Pacifiction, an exotic tale from Albert Serra

Picture of the film PACIFICTION by Albert SERRA © DR

From his vision of the dying Sun King in The Death of Louis XIV (Special Screening, 2016) to his new exotic plot set under nuclear threat, Albert Serra, director of the avant-garde Liberté (Special Jury Prize Un Certain Regard, 2019), challenges all the conventions of conformity. In Pacifiction presented in Competition, a delicious tropical tale warmed by the Tahitian sun, Benoît Magimel dons the costume of a High Commissioner alongside Sergi López, as a seedy nightclub owner. Interview with the Spanish director.

Why Tahiti? Why "Pacifiction"?
Because I liked the idea of a lost paradise, or the other side of paradise. Visually, this setting also seemed more interesting to me and it offered the possibility of talking about political contemporary issues through a less bourgeois imagery. The title refers to the idea of pure fantasy, embodied, in this case, by the Pacific.

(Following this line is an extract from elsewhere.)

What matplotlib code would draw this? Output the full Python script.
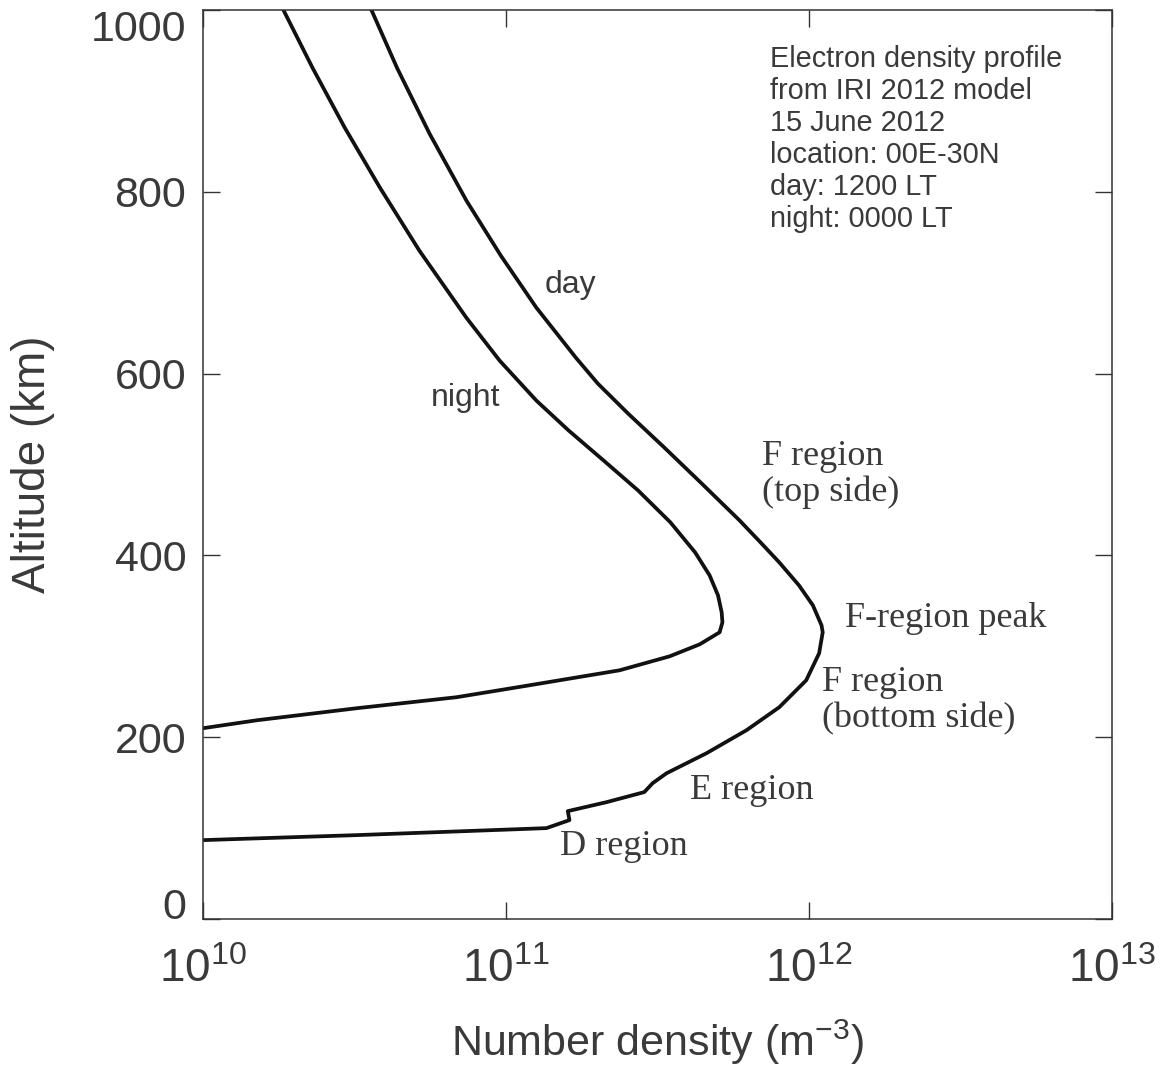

What exactly do you want to show about contemporary society? I don't want to show anything, the explanations arise spontaneously during the shooting, and only in this way can they reflect the world with the visual complexity proper to cinema, and with the moral ambiguity that is proper to the world in which we live. It is the only way to show its contradictions. And this is the opposite of the series shown on platforms, where everything is over-analysed, and controlled in such a way that they become ineffective and inept at exposing contradictions.

What is the artistic link between The Death of Louis XIV, Liberté and your new film?
The work with the actors, the abandonment, the obsession to create images with new and never seen before atmospheres, the subtle distortion of the perception of space and time, and the extreme exploitation of the elusive and ambiguous potential of each image.